Starting August 1st, Polish youth will be exempt from paying income tax as long as they work in the country. The lower house of Polish parliament approved the measure introduced by the current Law and Justice (PiS) party, that would allow workers under the age of 26 to earn tax free income. The objective of the law is to attract young workers who left the country, in what many have called the Polish “Brain Drain”, to return to Poland.
Enticed by higher wages and opportunities in western Europe, many young Poles have taken advantage of the freedom of movement allowed by the EU. Heather Rolfe, the head of employment and social policy team at the National Institute of Economic and Social Research, a think tank in London told CNN, “The research that has been done on young Polish migrants in the UK has highlighted that often young people leave as a kind of rites of passage, they will go to get away from their family, to gain some independence.”
Prime Minister Mateusz Morawiecki said, “it’s as if the entire city of Warsaw left, it’s a gigantic loss. This must end, young people must stay in Poland.” Since Poland joined the EU in 2004, nearly 5% of the population has moved to work in other countries in the EU. The new plan exempts Poles under the age of 26 who earn less than 85,528 Polish zloty ($22,547) a year from the country’s 18% income tax. The exemption seems to be a good deal, since about two million people will qualify and the average Polish salary is around 60,000 zloty ($15,700) a year.
The Independent found that the wide-spread emigration has led to skills shortages, with every third employer in Poland reporting a shortage.
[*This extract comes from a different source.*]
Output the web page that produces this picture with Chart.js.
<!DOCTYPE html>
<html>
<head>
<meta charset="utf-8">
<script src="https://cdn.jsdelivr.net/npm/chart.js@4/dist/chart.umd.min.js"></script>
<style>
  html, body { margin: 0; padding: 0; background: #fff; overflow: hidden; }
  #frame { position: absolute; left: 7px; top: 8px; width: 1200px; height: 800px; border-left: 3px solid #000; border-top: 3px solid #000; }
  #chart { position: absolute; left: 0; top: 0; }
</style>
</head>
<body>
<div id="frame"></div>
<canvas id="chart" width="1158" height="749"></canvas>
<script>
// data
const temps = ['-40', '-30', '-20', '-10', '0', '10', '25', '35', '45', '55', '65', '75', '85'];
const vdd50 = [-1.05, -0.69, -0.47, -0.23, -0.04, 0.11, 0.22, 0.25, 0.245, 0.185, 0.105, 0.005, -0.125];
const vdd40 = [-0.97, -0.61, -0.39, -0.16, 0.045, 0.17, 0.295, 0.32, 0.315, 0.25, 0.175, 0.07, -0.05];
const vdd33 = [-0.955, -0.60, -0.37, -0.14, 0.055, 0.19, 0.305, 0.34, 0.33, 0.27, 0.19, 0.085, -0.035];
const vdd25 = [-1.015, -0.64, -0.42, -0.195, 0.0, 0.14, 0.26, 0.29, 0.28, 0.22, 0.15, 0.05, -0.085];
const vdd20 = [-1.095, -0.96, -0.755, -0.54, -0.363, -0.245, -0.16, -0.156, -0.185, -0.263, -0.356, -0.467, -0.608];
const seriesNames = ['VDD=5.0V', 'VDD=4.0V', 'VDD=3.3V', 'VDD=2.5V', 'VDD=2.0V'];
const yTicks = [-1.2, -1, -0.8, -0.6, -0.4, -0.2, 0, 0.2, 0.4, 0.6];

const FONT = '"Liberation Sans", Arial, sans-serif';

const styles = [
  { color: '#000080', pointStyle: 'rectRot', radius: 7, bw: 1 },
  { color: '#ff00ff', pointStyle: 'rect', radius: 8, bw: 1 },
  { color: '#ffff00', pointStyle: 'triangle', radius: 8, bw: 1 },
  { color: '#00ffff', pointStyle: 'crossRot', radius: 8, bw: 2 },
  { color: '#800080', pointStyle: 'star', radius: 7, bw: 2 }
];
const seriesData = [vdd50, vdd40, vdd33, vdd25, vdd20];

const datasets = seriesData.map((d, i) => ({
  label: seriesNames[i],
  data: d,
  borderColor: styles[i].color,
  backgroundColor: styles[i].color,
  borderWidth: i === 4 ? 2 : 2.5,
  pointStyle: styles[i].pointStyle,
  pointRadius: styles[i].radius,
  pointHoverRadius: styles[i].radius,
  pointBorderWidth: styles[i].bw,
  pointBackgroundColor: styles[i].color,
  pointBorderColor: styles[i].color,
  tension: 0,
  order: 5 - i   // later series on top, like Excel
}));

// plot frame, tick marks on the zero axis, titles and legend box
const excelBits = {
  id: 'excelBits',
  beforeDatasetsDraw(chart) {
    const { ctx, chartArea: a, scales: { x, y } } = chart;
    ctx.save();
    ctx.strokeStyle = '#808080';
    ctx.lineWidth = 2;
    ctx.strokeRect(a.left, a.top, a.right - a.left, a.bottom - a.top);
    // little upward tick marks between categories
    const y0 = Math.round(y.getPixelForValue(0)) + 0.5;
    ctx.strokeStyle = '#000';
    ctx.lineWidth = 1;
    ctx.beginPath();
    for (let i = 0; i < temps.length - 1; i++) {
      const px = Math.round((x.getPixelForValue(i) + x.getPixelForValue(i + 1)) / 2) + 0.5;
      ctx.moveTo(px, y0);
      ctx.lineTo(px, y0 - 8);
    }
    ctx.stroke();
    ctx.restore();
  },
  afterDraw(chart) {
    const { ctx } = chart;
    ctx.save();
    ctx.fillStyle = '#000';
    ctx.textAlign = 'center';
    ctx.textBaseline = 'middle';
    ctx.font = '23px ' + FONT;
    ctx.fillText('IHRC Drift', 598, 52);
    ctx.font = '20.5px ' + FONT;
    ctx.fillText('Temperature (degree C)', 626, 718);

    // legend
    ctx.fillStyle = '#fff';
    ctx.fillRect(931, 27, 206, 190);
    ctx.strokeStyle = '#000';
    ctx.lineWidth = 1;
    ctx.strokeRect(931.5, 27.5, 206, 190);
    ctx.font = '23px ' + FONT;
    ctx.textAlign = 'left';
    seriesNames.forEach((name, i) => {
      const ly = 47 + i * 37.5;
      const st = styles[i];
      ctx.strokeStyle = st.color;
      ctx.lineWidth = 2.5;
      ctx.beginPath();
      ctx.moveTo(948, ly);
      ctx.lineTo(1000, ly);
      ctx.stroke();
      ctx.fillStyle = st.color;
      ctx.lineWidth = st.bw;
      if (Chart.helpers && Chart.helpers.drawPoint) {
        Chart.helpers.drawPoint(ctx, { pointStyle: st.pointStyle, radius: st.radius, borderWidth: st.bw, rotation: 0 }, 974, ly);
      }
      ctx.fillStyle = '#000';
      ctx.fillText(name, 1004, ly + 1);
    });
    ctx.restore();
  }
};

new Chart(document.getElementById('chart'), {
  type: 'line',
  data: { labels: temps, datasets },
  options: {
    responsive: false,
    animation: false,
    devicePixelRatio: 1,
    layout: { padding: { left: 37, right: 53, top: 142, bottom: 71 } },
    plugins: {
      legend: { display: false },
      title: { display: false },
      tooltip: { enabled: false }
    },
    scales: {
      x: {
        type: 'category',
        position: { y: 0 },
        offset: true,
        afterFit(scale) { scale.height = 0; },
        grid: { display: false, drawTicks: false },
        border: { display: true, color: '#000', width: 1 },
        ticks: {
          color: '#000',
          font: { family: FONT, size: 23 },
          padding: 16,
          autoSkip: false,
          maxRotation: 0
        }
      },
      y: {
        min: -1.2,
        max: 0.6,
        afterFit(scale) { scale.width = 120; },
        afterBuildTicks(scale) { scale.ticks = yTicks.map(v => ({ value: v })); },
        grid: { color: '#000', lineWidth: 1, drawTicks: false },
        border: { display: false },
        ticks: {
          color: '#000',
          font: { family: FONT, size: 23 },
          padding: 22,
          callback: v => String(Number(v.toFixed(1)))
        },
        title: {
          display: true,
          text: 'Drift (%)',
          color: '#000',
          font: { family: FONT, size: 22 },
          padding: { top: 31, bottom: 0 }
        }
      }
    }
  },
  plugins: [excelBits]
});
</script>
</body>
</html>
Such skills shortages are highest in the construction, manufacturing, mining, and transport sectors, according to a European Commission analysis. “In the past three (or) four years we started seeing worker shortages and (realized) that we need those people back,” said Barbara Jancewicz, who heads the Economics of Migration Research Unit at the Center of Migration Research in Warsaw.
CNN spoke with Kinga Kitowska, a 22-year old corporate analyst who moved to London for study and stayed after getting a job in finance. Even though she thinks the government’s offer is generous, she is not planning to return. “To make young people stay in the country, I don’t think that’s the way to go,” she said. “It’s about building opportunities and opening sectors which are attractive for young people at the moment.”
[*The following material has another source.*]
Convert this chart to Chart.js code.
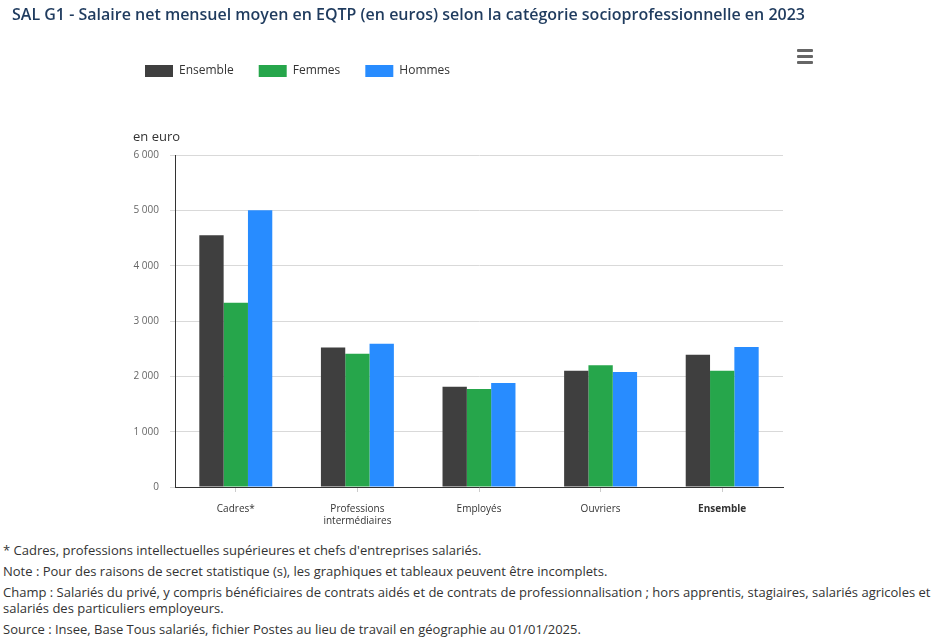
<!DOCTYPE html>
<html lang="fr">
<head>
<meta charset="utf-8">
<script src="https://cdn.jsdelivr.net/npm/chart.js@4"></script>
<style>
  html, body { margin: 0; padding: 0; background: #fff; }
  body { width: 932px; height: 641px; position: relative; overflow: hidden; font-family: "Open Sans", sans-serif; }
  #titre { position: absolute; left: 12px; top: 3px; font-size: 16px; font-weight: 600; color: #1f3b5e; z-index: 2; white-space: nowrap; }
  #graph { position: absolute; left: 120px; top: 0; width: 700px; height: 535px; }
  #menu { position: absolute; left: 797px; top: 49px; width: 16px; z-index: 2; }
  #menu div { height: 3px; background: #666; margin-bottom: 3px; border-radius: 1px; }
  #notes { position: absolute; left: 3px; top: 542px; width: 928px; font-size: 13px; color: #333; line-height: 16px; }
  #notes p { margin: 0 0 5px 0; }
</style>
</head>
<body>
<div id="titre">SAL G1 - Salaire net mensuel moyen en EQTP (en euros) selon la catégorie socioprofessionnelle en 2023</div>
<div id="menu"><div></div><div></div><div></div></div>
<div id="graph"><canvas id="sal-bar-chart"></canvas></div>
<div id="notes">
  <p>* Cadres, professions intellectuelles supérieures et chefs d'entreprises salariés.</p>
  <p>Note : Pour des raisons de secret statistique (s), les graphiques et tableaux peuvent être incomplets.</p>
  <p>Champ : Salariés du privé, y compris bénéficiaires de contrats aidés et de contrats de professionnalisation ; hors apprentis, stagiaires, salariés agricoles et salariés des particuliers employeurs.</p>
  <p>Source : Insee, Base Tous salariés, fichier Postes au lieu de travail en géographie au 01/01/2025.</p>
</div>
<script>
var categories = ['Cadres*', ['Professions', 'intermédiaires'], 'Employés', 'Ouvriers', 'Ensemble'];
var ensemble = [4550, 2520, 1810, 2100, 2390];
var femmes = [3330, 2410, 1770, 2200, 2100];
var hommes = [5000, 2590, 1880, 2080, 2530];
var yTicks = [0, 1000, 2000, 3000, 4000, 5000, 6000];

function milliers(v) {
    return String(v).replace(/\B(?=(\d{3})+(?!\d))/g, ' ');
}

// legende : hauteur fixe pour caler la zone du graphique
var legendHeight = {
    id: 'legendHeight',
    beforeInit: function (chart) {
        var fit = chart.legend.fit;
        chart.legend.fit = function () {
            fit.bind(chart.legend)();
            this.height = 115;
        };
    }
};

// "en euro" au-dessus de l'axe
var uniteAxe = {
    id: 'uniteAxe',
    afterDraw: function (chart) {
        var ctx = chart.ctx;
        var area = chart.chartArea;
        ctx.save();
        ctx.font = '13px "Open Sans"';
        ctx.fillStyle = '#333';
        ctx.textAlign = 'left';
        ctx.textBaseline = 'middle';
        ctx.fillText('en euro', area.left - 42, area.top - 18);
        ctx.restore();
    }
};

var data = {
    labels: categories,
    datasets: [
        { label: 'Ensemble', data: ensemble, backgroundColor: '#3f3f3f' },
        { label: 'Femmes', data: femmes, backgroundColor: '#26a64b' },
        { label: 'Hommes', data: hommes, backgroundColor: '#288cff' },
    ]
};

var layout = {
    type: 'bar',
    data: data,
    options: {
        responsive: true,
        maintainAspectRatio: false,
        animation: false,
        categoryPercentage: 0.6,
        barPercentage: 1,
        layout: {
            padding: { top: 40, right: 37, left: 0, bottom: 0 }
        },
        plugins: {
            legend: {
                align: 'start',
                labels: {
                    boxWidth: 28,
                    boxHeight: 12,
                    padding: 25,
                    color: '#333',
                    font: { family: 'Open Sans', size: 12 }
                }
            },
            tooltip: { enabled: false }
        },
        scales: {
            x: {
                grid: {
                    offset: false,
                    drawOnChartArea: false,
                    tickLength: 5,
                    color: '#ccc'
                },
                border: { color: '#333' },
                ticks: {
                    padding: 11,
                    color: '#333',
                    font: function (c) {
                        return { family: 'Open Sans', size: 10, weight: c.index === 4 ? 'bold' : 'normal' };
                    }
                },
                afterFit: function (scale) { scale.height = 48; }
            },
            y: {
                min: 0,
                max: 6000,
                afterBuildTicks: function (scale) {
                    scale.ticks = yTicks.map(function (v) { return { value: v }; });
                },
                grid: {
                    color: '#d9d9d9',
                    tickLength: 5
                },
                border: { display: true, color: '#333' },
                ticks: {
                    padding: 11,
                    color: '#666',
                    font: { family: 'Open Sans', size: 10 },
                    callback: function (v) { return milliers(v); }
                },
                afterFit: function (scale) { scale.width = 55; }
            }
        }
    },
    plugins: [legendHeight, uniteAxe]
};

var salBar = document.getElementById('sal-bar-chart');
new Chart(salBar, layout);
</script>
</body>
</html>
The tax exemption is one of many welfare initiatives promised by the PiS. The government expects the welfare package, which also includes new benefits for families with children and bonus pension payments, to cost 40 billion zloty ($10 billion). Morawiecki insists the reforms are an investment in society and the economy. The law gained overwhelming support in the PiS-dominated Polish parliament, though it has sparked some criticism too.
Ryszard Petru, Member of parliament for the Now! Party (T!), said in parliament that instead of making young people better off, the costly new law will likely lead to employers slashing wages, keeping the after-tax pay packages the same. “And what will happen when they turn 26? They will be made redundant because suddenly, they’ll be more expensive.”